As a writer in the battery industry, I'm constantly learning about new technologies—but I’ll admit, sodium-ion batteries weren’t really on my radar until our Q1 business meeting earlier today. They came up briefly in a discussion about emerging trends, and I realized I didn’t know much about them. That little spark of curiosity led me down a rabbit hole of research. Here’s what I found out—and why sodium-ion batteries might be worth paying attention to as the technology becomes more known in the near future.

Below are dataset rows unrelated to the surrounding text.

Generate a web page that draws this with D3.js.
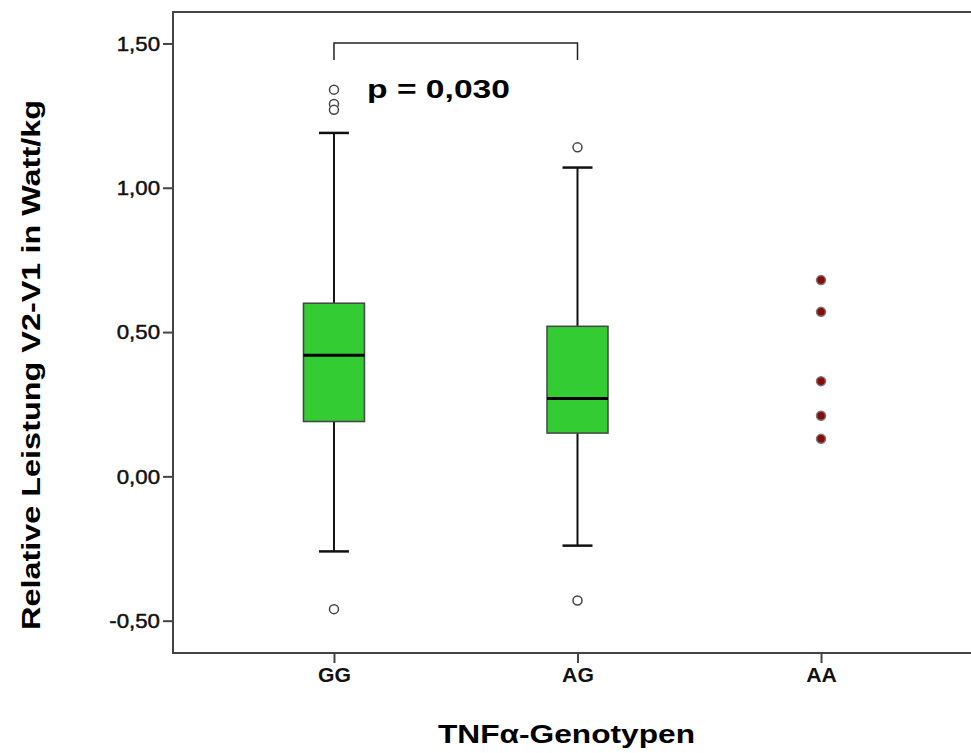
<!DOCTYPE html>
<html>
<head>
<meta charset="utf-8">
<script src="https://cdn.jsdelivr.net/npm/d3@7"></script>
<style>
  body { margin: 0; background: #fff; }
  svg { display: block; font-family: "Liberation Sans", Arial, sans-serif; }
</style>
</head>
<body>
<div id="chart"></div>
<script>
// genotype groups
const genotypes = ["GG", "AG", "AA"];
// box statistics per group (AA has no box, only extremes)
const boxQ1 = [0.19, 0.15, null];
const boxMedian = [0.42, 0.27, null];
const boxQ3 = [0.60, 0.52, null];
const whiskerLow = [-0.26, -0.24, null];
const whiskerHigh = [1.19, 1.07, null];
// outliers (open circles) per group
const outliersGG = [1.34, 1.29, 1.27, -0.46];
const outliersAG = [1.14, -0.43];
// extreme values (filled markers) for AA
const extremesAA = [0.68, 0.57, 0.33, 0.21, 0.13];

const yTicks = [-0.5, 0, 0.5, 1.0, 1.5];
const yTickLabels = ["-0,50", "0,00", "0,50", "1,00", "1,50"];

const pText = "p = 0,030";

const width = 971, height = 753;
const plot = { left: 173, top: 12, right: 982, bottom: 653 };

const svg = d3.select("#chart").append("svg")
  .attr("width", width)
  .attr("height", height);

const x = d3.scalePoint()
  .domain(genotypes)
  .range([plot.left, plot.right])
  .padding(0.661);

const y = d3.scaleLinear()
  .domain([-0.612, 1.609])
  .range([plot.bottom, plot.top]);

// frame
svg.append("path")
  .attr("d", `M${plot.right},${plot.top}H${plot.left}V${plot.bottom}H${plot.right}`)
  .attr("fill", "none")
  .attr("stroke", "#444")
  .attr("stroke-width", 2);

// widen text a bit, the original font runs wider than Arial
function stretch(sel, factor) {
  sel.each(function () {
    const w = this.getComputedTextLength();
    d3.select(this)
      .attr("textLength", w * factor)
      .attr("lengthAdjust", "spacingAndGlyphs");
  });
}

// y axis
const yAxis = svg.append("g")
  .attr("transform", `translate(${plot.left},0)`)
  .call(d3.axisLeft(y).tickValues(yTicks).tickSize(10).tickPadding(3)
    .tickFormat((d, i) => yTickLabels[i]));
yAxis.select(".domain").remove();
yAxis.selectAll("line").attr("stroke", "#444").attr("stroke-width", 2);
yAxis.selectAll("text")
  .attr("font-size", 21)
  .attr("fill", "#111")
  .attr("stroke", "#111")
  .attr("stroke-width", 0.5)
  .attr("font-family", "Liberation Sans, Arial, sans-serif")
  .call(stretch, 1.06);

// x axis
const xAxis = svg.append("g")
  .attr("transform", `translate(0,${plot.bottom})`)
  .call(d3.axisBottom(x).tickSize(10).tickPadding(5));
xAxis.select(".domain").remove();
xAxis.selectAll("line").attr("stroke", "#444").attr("stroke-width", 2);
xAxis.selectAll("text")
  .attr("font-size", 20)
  .attr("font-weight", "bold")
  .attr("fill", "#111")
  .attr("font-family", "Liberation Sans, Arial, sans-serif")
  .call(stretch, 1.06);

// box plots
const boxes = genotypes.map((g, i) => ({
  g, q1: boxQ1[i], med: boxMedian[i], q3: boxQ3[i], lo: whiskerLow[i], hi: whiskerHigh[i]
})).filter(d => d.q1 !== null);

const boxW = 61, capW = 30;

const bg = svg.selectAll(".box")
  .data(boxes)
  .enter()
  .append("g")
  .attr("class", "box");

bg.append("line")
  .attr("x1", d => x(d.g)).attr("x2", d => x(d.g))
  .attr("y1", d => y(d.hi)).attr("y2", d => y(d.q3))
  .attr("stroke", "#111").attr("stroke-width", 2);
bg.append("line")
  .attr("x1", d => x(d.g)).attr("x2", d => x(d.g))
  .attr("y1", d => y(d.q1)).attr("y2", d => y(d.lo))
  .attr("stroke", "#111").attr("stroke-width", 2);
bg.append("line")
  .attr("x1", d => x(d.g) - capW / 2).attr("x2", d => x(d.g) + capW / 2)
  .attr("y1", d => y(d.hi)).attr("y2", d => y(d.hi))
  .attr("stroke", "#111").attr("stroke-width", 2.5);
bg.append("line")
  .attr("x1", d => x(d.g) - capW / 2).attr("x2", d => x(d.g) + capW / 2)
  .attr("y1", d => y(d.lo)).attr("y2", d => y(d.lo))
  .attr("stroke", "#111").attr("stroke-width", 2.5);
bg.append("rect")
  .attr("x", d => x(d.g) - boxW / 2)
  .attr("y", d => y(d.q3))
  .attr("width", boxW)
  .attr("height", d => y(d.q1) - y(d.q3))
  .attr("fill", "#33cc33")
  .attr("stroke", "#444")
  .attr("stroke-width", 1.5);
bg.append("line")
  .attr("x1", d => x(d.g) - boxW / 2).attr("x2", d => x(d.g) + boxW / 2)
  .attr("y1", d => y(d.med)).attr("y2", d => y(d.med))
  .attr("stroke", "#000").attr("stroke-width", 3);

// outliers
const outliers = [
  ...outliersGG.map(v => ({ g: "GG", v })),
  ...outliersAG.map(v => ({ g: "AG", v }))
];
svg.selectAll(".outlier")
  .data(outliers)
  .enter()
  .append("circle")
  .attr("class", "outlier")
  .attr("cx", d => x(d.g))
  .attr("cy", d => y(d.v))
  .attr("r", 4.5)
  .attr("fill", "#fff")
  .attr("stroke", "#444")
  .attr("stroke-width", 1.5);

// extremes for AA
svg.selectAll(".extreme")
  .data(extremesAA)
  .enter()
  .append("circle")
  .attr("class", "extreme")
  .attr("cx", x("AA"))
  .attr("cy", d => y(d))
  .attr("r", 4.5)
  .attr("fill", "#8b0a0a")
  .attr("stroke", "#777")
  .attr("stroke-width", 1.5);

// significance bracket
const brTop = 43, brBottom = 60;
svg.append("path")
  .attr("d", `M${x("GG")},${brBottom}V${brTop}H${x("AG")}V${brBottom}`)
  .attr("fill", "none")
  .attr("stroke", "#222")
  .attr("stroke-width", 1.5);

svg.append("text")
  .attr("x", 367)
  .attr("y", 98)
  .attr("font-size", 26)
  .attr("font-weight", "bold")
  .attr("fill", "#000")
  .attr("textLength", 143)
  .attr("lengthAdjust", "spacingAndGlyphs")
  .text(pText);

// axis titles
svg.append("text")
  .attr("x", 438)
  .attr("y", 743)
  .attr("font-size", 26)
  .attr("font-weight", "bold")
  .attr("fill", "#000")
  .attr("textLength", 257)
  .attr("lengthAdjust", "spacingAndGlyphs")
  .text("TNFα-Genotypen");

svg.append("text")
  .attr("transform", "translate(40,630) rotate(-90)")
  .attr("font-size", 26)
  .attr("font-weight", "bold")
  .attr("fill", "#000")
  .attr("textLength", 530)
  .attr("lengthAdjust", "spacingAndGlyphs")
  .text("Relative Leistung V2-V1 in Watt/kg");
</script>
</body>
</html>
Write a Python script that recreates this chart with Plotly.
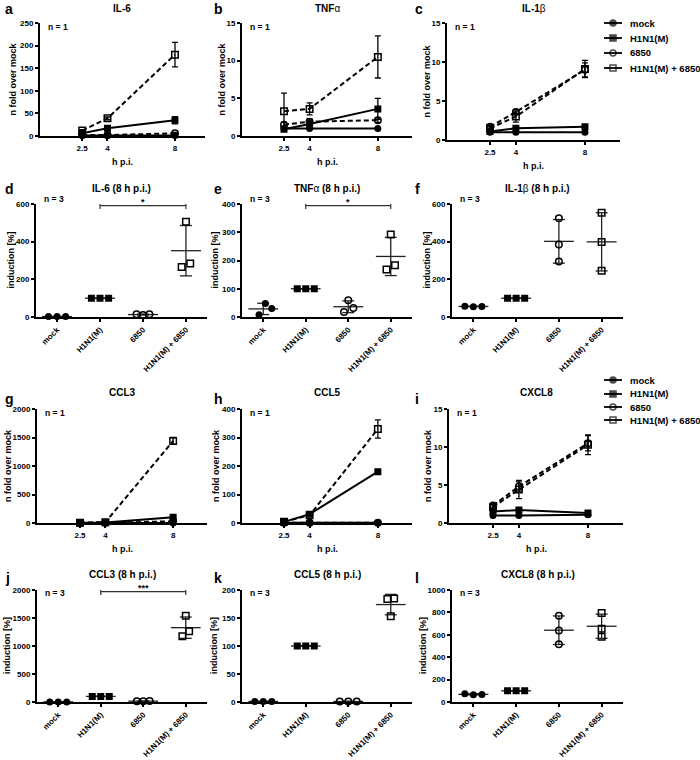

Sodium-ion batteries operate similarly to lithium-ion batteries, utilizing sodium ions (Na⁺) to store and release energy during charge and discharge cycles. Sodium, being more abundant and widely distributed than lithium, presents a cost-effective and environmentally friendly option for battery production. These batteries typically use materials like Prussian blue analogues or layered transition metal oxides for the cathode and hard carbon for the anode.​


✅ Advantages of Sodium-Ion


  • Cost-Effectiveness: Sodium is significantly more abundant and cheaper than lithium, potentially reducing battery costs.​

  • Enhanced Safety: Sodium-ion batteries exhibit lower fire risks and can safely discharge to zero volts, simplifying storage and transportation.​

  • Temperature Performance: They perform better in extreme temperatures, maintaining functionality in both high and low-temperature environments.​

  • Environmental Sustainability: The production of sodium-ion batteries has a lower environmental impact due to the abundance and easier extraction of sodium.​


⚠️ Challenges


  • Lower Energy Density: Sodium-ion batteries currently have lower energy densities (approximately 75–165 Wh/kg) compared to lithium-ion batteries, which may limit their use in applications requiring compact energy storage.​

  • Developmental Stage: While promising, sodium-ion technology is still maturing, with ongoing research needed to improve performance metrics such as cycle life and energy density.​


🔋 Recent Developments


  • CATL's Naxtra Battery: Chinese battery manufacturer CATL has introduced the Naxtra sodium-ion battery, offering ranges of up to 500 km for electric vehicles. Mass production is scheduled to begin in December 2025.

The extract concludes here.